What this task involves:
Can you transcribe every line exactly and leave the pictures behind?

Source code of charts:
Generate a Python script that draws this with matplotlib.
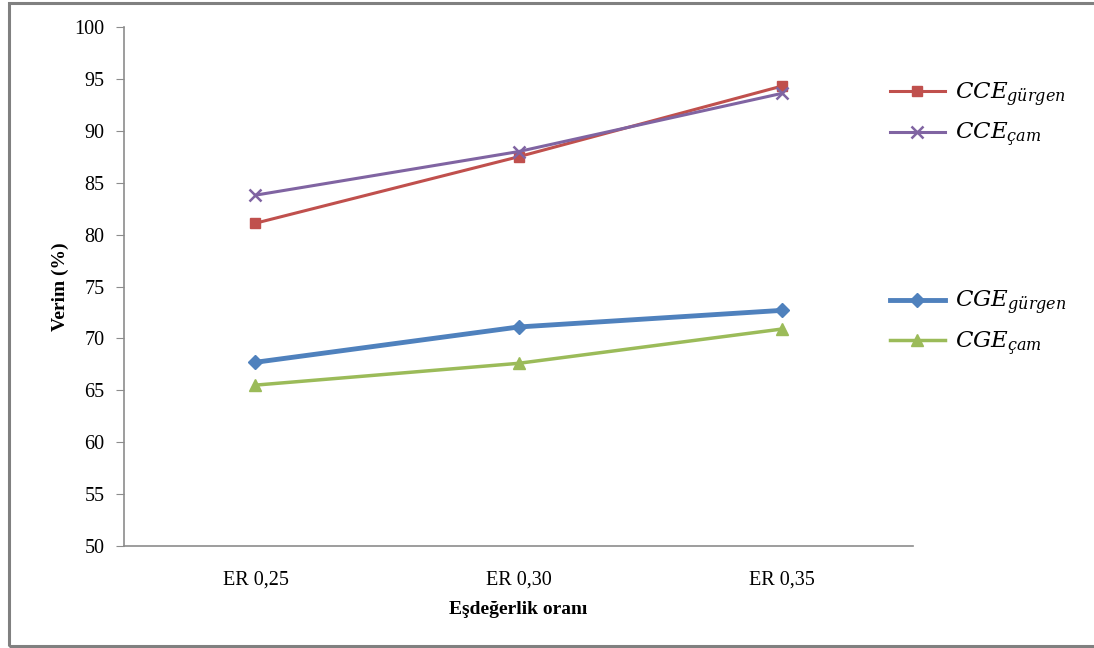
import matplotlib
matplotlib.use("Agg")
import matplotlib.pyplot as plt
from matplotlib.patches import Rectangle

plt.rcParams['font.family'] = ['Liberation Serif', 'DejaVu Serif']
plt.rcParams['mathtext.fontset'] = 'dejavuserif'

categories = ['ER 0,25', 'ER 0,30', 'ER 0,35']
cce_gurgen = [81.1, 87.5, 94.3]
cce_cam = [83.8, 88.0, 93.6]
cge_gurgen = [67.7, 71.1, 72.7]
cge_cam = [65.5, 67.6, 70.9]
yticks = list(range(50, 101, 5))

fig = plt.figure(figsize=(10.94, 6.48), dpi=100)
ax = fig.add_axes([0.1133, 0.1574, 0.7213, 0.8009])

x = range(len(categories))
l1, = ax.plot(x, cce_gurgen, color='#C0504D', lw=2.2, marker='s', ms=7,
              label=r'$CCE_{gürgen}$')
l2, = ax.plot(x, cce_cam, color='#8064A2', lw=2.2, marker='x', ms=8, mew=1.8,
              label=r'$CCE_{çam}$')
l3, = ax.plot(x, cge_gurgen, color='#4F81BD', lw=3.5, marker='D', ms=7,
              label=r'$CGE_{gürgen}$')
l4, = ax.plot(x, cge_cam, color='#9BBB59', lw=2.5, marker='^', ms=9,
              label=r'$CGE_{çam}$')

ax.set_xlim(-0.5, 2.5)
ax.set_ylim(50, 100)
ax.set_yticks(yticks)
ax.set_xticks(list(x))
ax.set_xticklabels(categories)

for s in ['top', 'right']:
    ax.spines[s].set_visible(False)
for s in ['left', 'bottom']:
    ax.spines[s].set_color('#8C8C8C')
    ax.spines[s].set_linewidth(1.2)
ax.tick_params(axis='y', length=6, color='#8C8C8C', labelsize=14.5, pad=8)
ax.tick_params(axis='x', length=0, labelsize=14.5, pad=18)

ax.set_ylabel('Verim (%)', fontsize=14, fontweight='bold', labelpad=4)
ax.set_xlabel('Eşdeğerlik oranı', fontsize=14, fontweight='bold', labelpad=8)

leg_kw = dict(frameon=False, fontsize=16.5, handlelength=2.4, handletextpad=0.45,
              labelspacing=0.55, borderaxespad=0, loc='upper left')
leg1 = fig.legend(handles=[l1, l2], bbox_to_anchor=(0.805, 0.890), **leg_kw)
leg2 = fig.legend(handles=[l3, l4], bbox_to_anchor=(0.805, 0.568), **leg_kw)

# outer frame around the chart area
fig.patches.append(Rectangle((0.0085, 0.003), 1.2, 0.992, transform=fig.transFigure,
                             fill=False, edgecolor='#808080', lw=2.2))

fig.savefig('out.png', dpi=100)
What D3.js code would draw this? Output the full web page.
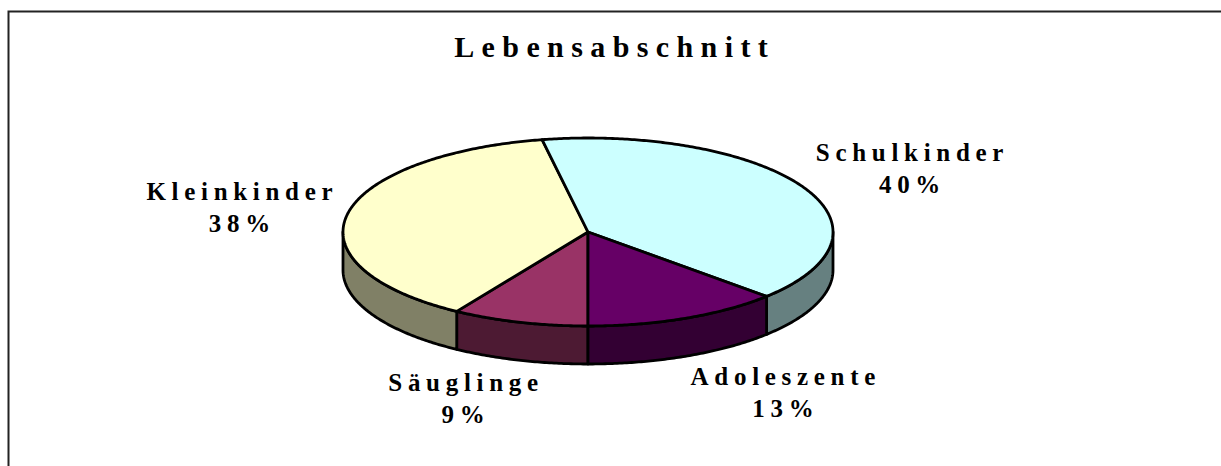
<!DOCTYPE html>
<html><head><meta charset="utf-8">
<script src="https://cdn.jsdelivr.net/npm/d3@7"></script>
<style>html,body{margin:0;background:#fff;overflow:hidden}svg{display:block}</style>
</head><body>
<svg id="c" width="1221" height="466"></svg>
<script>
const title = "Lebensabschnitt";
const categories = ["Säuglinge", "Kleinkinder", "Schulkinder", "Adoleszente"];
const values = [9, 38, 40, 13];
const percentLabels = ["9%", "38%", "40%", "13%"];
const topColors = ["#993366", "#FFFFCC", "#CCFFFF", "#660066"];
const sideColors = ["#4D1A33", "#808066", "#668080", "#330033"];

const W = 1221, H = 466;
const svg = d3.select("#c");
svg.append("rect").attr("x", 0).attr("y", 0).attr("width", W).attr("height", H).attr("fill", "#fff");
svg.append("rect").attr("x", 8.5).attr("y", 11.5).attr("width", 1400).attr("height", 700)
  .attr("fill", "none").attr("stroke", "#222").attr("stroke-width", 2);

const cx = 588, cy = 232, rx = 245, ry = 94, depth = 38;
const pie = d3.pie().sort(null).startAngle(Math.PI).endAngle(3 * Math.PI);
const arcs = pie(values);
const px = a => cx + rx * Math.sin(a);
const py = a => cy - ry * Math.cos(a);

function arcPath(a0, a1, dy) {
  const n = Math.max(2, Math.ceil(Math.abs(a1 - a0) / 0.01));
  return d3.range(n + 1).map(i => {
    const a = a0 + (a1 - a0) * i / n;
    return [px(a), py(a) + dy];
  });
}
const line = d3.line();
const SW = 2.8;

const g = svg.append("g");
arcs.forEach((d, i) => {
  const ranges = [[Math.PI / 2, 3 * Math.PI / 2], [Math.PI / 2 + 2 * Math.PI, 3 * Math.PI / 2 + 2 * Math.PI]];
  ranges.forEach(r => {
    const s = Math.max(d.startAngle, r[0]), e = Math.min(d.endAngle, r[1]);
    if (e > s) {
      const top = arcPath(s, e, 0);
      const bot = arcPath(e, s, depth);
      g.append("path").attr("d", line(top.concat(bot)) + "Z")
        .attr("fill", sideColors[i]).attr("stroke", "#000").attr("stroke-width", SW)
        .attr("stroke-linejoin", "round");
    }
  });
});
arcs.forEach((d, i) => {
  const pts = [[cx, cy]].concat(arcPath(d.startAngle, d.endAngle, 0));
  g.append("path").attr("d", line(pts) + "Z")
    .attr("fill", topColors[i]).attr("stroke", "#000").attr("stroke-width", SW)
    .attr("stroke-linejoin", "round");
});

const fontFam = "'Liberation Serif','Times New Roman',serif";
function measure(str, size, spacing) {
  const t = svg.append("text").attr("font-family", fontFam).attr("font-weight", "bold")
    .attr("font-size", size).attr("letter-spacing", spacing).text(str);
  const len = t.node().getComputedTextLength() - spacing;
  t.remove();
  return len;
}
function spacedText(sel, str, xc, y, size, spacing) {
  const len = measure(str, size, spacing);
  sel.append("text").attr("y", y).attr("font-family", fontFam)
    .attr("font-weight", "bold").attr("font-size", size).attr("letter-spacing", spacing)
    .attr("fill", "#000").attr("x", xc - len / 2).text(str);
}
spacedText(svg, title, 611, 57, 30, 7.4);

const LS = 25, LSP = 5.7;
arcs.forEach((d, i) => {
  const a = (d.startAngle + d.endAngle) / 2;
  const sa = Math.sin(a), ca = Math.cos(a);
  const ax = cx + (rx + 15) * sa;
  const ay = cy - (ry + 15) * ca + (ca < 0 ? depth : 0);
  const w = measure(categories[i], LS, LSP);
  const halfW = w / 2, halfH = 24;
  const lx = ax + Math.sign(sa) * halfW * Math.min(1, 2.5 * Math.abs(sa));
  const ly = ay - ca * halfH + 3;
  spacedText(svg, categories[i], lx, ly - 10, LS, LSP);
  spacedText(svg, percentLabels[i], lx, ly + 22, LS, LSP);
});
</script>
</body></html>
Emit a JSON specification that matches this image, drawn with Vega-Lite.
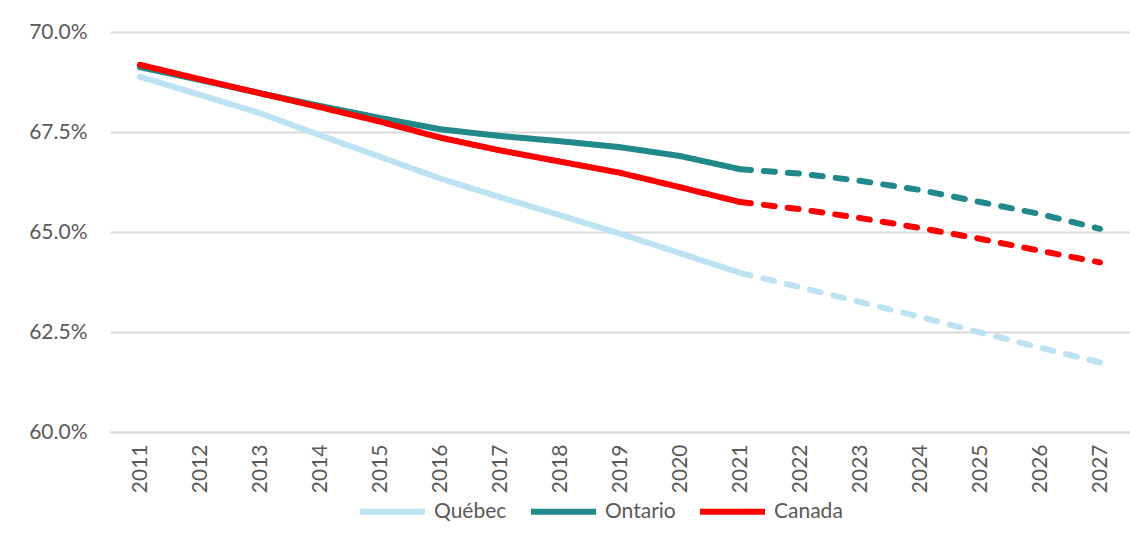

Output below:
Generate a Python script that draws this with matplotlib.
import matplotlib
matplotlib.use("Agg")
import matplotlib.pyplot as plt
from matplotlib.patches import Rectangle

plt.rcParams['font.family'] = ['Liberation Serif', 'DejaVu Serif']
plt.rcParams['mathtext.fontset'] = 'dejavuserif'

categories = ['ER 0,25', 'ER 0,30', 'ER 0,35']
cce_gurgen = [81.1, 87.5, 94.3]
cce_cam = [83.8, 88.0, 93.6]
cge_gurgen = [67.7, 71.1, 72.7]
cge_cam = [65.5, 67.6, 70.9]
yticks = list(range(50, 101, 5))

fig = plt.figure(figsize=(10.94, 6.48), dpi=100)
ax = fig.add_axes([0.1133, 0.1574, 0.7213, 0.8009])

x = range(len(categories))
l1, = ax.plot(x, cce_gurgen, color='#C0504D', lw=2.2, marker='s', ms=7,
              label=r'$CCE_{gürgen}$')
l2, = ax.plot(x, cce_cam, color='#8064A2', lw=2.2, marker='x', ms=8, mew=1.8,
              label=r'$CCE_{çam}$')
l3, = ax.plot(x, cge_gurgen, color='#4F81BD', lw=3.5, marker='D', ms=7,
              label=r'$CGE_{gürgen}$')
l4, = ax.plot(x, cge_cam, color='#9BBB59', lw=2.5, marker='^', ms=9,
              label=r'$CGE_{çam}$')

ax.set_xlim(-0.5, 2.5)
ax.set_ylim(50, 100)
ax.set_yticks(yticks)
ax.set_xticks(list(x))
ax.set_xticklabels(categories)

for s in ['top', 'right']:
    ax.spines[s].set_visible(False)
for s in ['left', 'bottom']:
    ax.spines[s].set_color('#8C8C8C')
    ax.spines[s].set_linewidth(1.2)
ax.tick_params(axis='y', length=6, color='#8C8C8C', labelsize=14.5, pad=8)
ax.tick_params(axis='x', length=0, labelsize=14.5, pad=18)

ax.set_ylabel('Verim (%)', fontsize=14, fontweight='bold', labelpad=4)
ax.set_xlabel('Eşdeğerlik oranı', fontsize=14, fontweight='bold', labelpad=8)

leg_kw = dict(frameon=False, fontsize=16.5, handlelength=2.4, handletextpad=0.45,
              labelspacing=0.55, borderaxespad=0, loc='upper left')
leg1 = fig.legend(handles=[l1, l2], bbox_to_anchor=(0.805, 0.890), **leg_kw)
leg2 = fig.legend(handles=[l3, l4], bbox_to_anchor=(0.805, 0.568), **leg_kw)

# outer frame around the chart area
fig.patches.append(Rectangle((0.0085, 0.003), 1.2, 0.992, transform=fig.transFigure,
                             fill=False, edgecolor='#808080', lw=2.2))

fig.savefig('out.png', dpi=100)
What D3.js code would draw this? Output the full web page.
<!DOCTYPE html>
<html><head><meta charset="utf-8">
<script src="https://cdn.jsdelivr.net/npm/d3@7"></script>
<style>html,body{margin:0;background:#fff;overflow:hidden}svg{display:block}</style>
</head><body>
<svg id="c" width="1221" height="466"></svg>
<script>
const title = "Lebensabschnitt";
const categories = ["Säuglinge", "Kleinkinder", "Schulkinder", "Adoleszente"];
const values = [9, 38, 40, 13];
const percentLabels = ["9%", "38%", "40%", "13%"];
const topColors = ["#993366", "#FFFFCC", "#CCFFFF", "#660066"];
const sideColors = ["#4D1A33", "#808066", "#668080", "#330033"];

const W = 1221, H = 466;
const svg = d3.select("#c");
svg.append("rect").attr("x", 0).attr("y", 0).attr("width", W).attr("height", H).attr("fill", "#fff");
svg.append("rect").attr("x", 8.5).attr("y", 11.5).attr("width", 1400).attr("height", 700)
  .attr("fill", "none").attr("stroke", "#222").attr("stroke-width", 2);

const cx = 588, cy = 232, rx = 245, ry = 94, depth = 38;
const pie = d3.pie().sort(null).startAngle(Math.PI).endAngle(3 * Math.PI);
const arcs = pie(values);
const px = a => cx + rx * Math.sin(a);
const py = a => cy - ry * Math.cos(a);

function arcPath(a0, a1, dy) {
  const n = Math.max(2, Math.ceil(Math.abs(a1 - a0) / 0.01));
  return d3.range(n + 1).map(i => {
    const a = a0 + (a1 - a0) * i / n;
    return [px(a), py(a) + dy];
  });
}
const line = d3.line();
const SW = 2.8;

const g = svg.append("g");
arcs.forEach((d, i) => {
  const ranges = [[Math.PI / 2, 3 * Math.PI / 2], [Math.PI / 2 + 2 * Math.PI, 3 * Math.PI / 2 + 2 * Math.PI]];
  ranges.forEach(r => {
    const s = Math.max(d.startAngle, r[0]), e = Math.min(d.endAngle, r[1]);
    if (e > s) {
      const top = arcPath(s, e, 0);
      const bot = arcPath(e, s, depth);
      g.append("path").attr("d", line(top.concat(bot)) + "Z")
        .attr("fill", sideColors[i]).attr("stroke", "#000").attr("stroke-width", SW)
        .attr("stroke-linejoin", "round");
    }
  });
});
arcs.forEach((d, i) => {
  const pts = [[cx, cy]].concat(arcPath(d.startAngle, d.endAngle, 0));
  g.append("path").attr("d", line(pts) + "Z")
    .attr("fill", topColors[i]).attr("stroke", "#000").attr("stroke-width", SW)
    .attr("stroke-linejoin", "round");
});

const fontFam = "'Liberation Serif','Times New Roman',serif";
function measure(str, size, spacing) {
  const t = svg.append("text").attr("font-family", fontFam).attr("font-weight", "bold")
    .attr("font-size", size).attr("letter-spacing", spacing).text(str);
  const len = t.node().getComputedTextLength() - spacing;
  t.remove();
  return len;
}
function spacedText(sel, str, xc, y, size, spacing) {
  const len = measure(str, size, spacing);
  sel.append("text").attr("y", y).attr("font-family", fontFam)
    .attr("font-weight", "bold").attr("font-size", size).attr("letter-spacing", spacing)
    .attr("fill", "#000").attr("x", xc - len / 2).text(str);
}
spacedText(svg, title, 611, 57, 30, 7.4);

const LS = 25, LSP = 5.7;
arcs.forEach((d, i) => {
  const a = (d.startAngle + d.endAngle) / 2;
  const sa = Math.sin(a), ca = Math.cos(a);
  const ax = cx + (rx + 15) * sa;
  const ay = cy - (ry + 15) * ca + (ca < 0 ? depth : 0);
  const w = measure(categories[i], LS, LSP);
  const halfW = w / 2, halfH = 24;
  const lx = ax + Math.sign(sa) * halfW * Math.min(1, 2.5 * Math.abs(sa));
  const ly = ay - ca * halfH + 3;
  spacedText(svg, categories[i], lx, ly - 10, LS, LSP);
  spacedText(svg, percentLabels[i], lx, ly + 22, LS, LSP);
});
</script>
</body></html>
Emit a JSON specification that matches this image, drawn with Vega-Lite.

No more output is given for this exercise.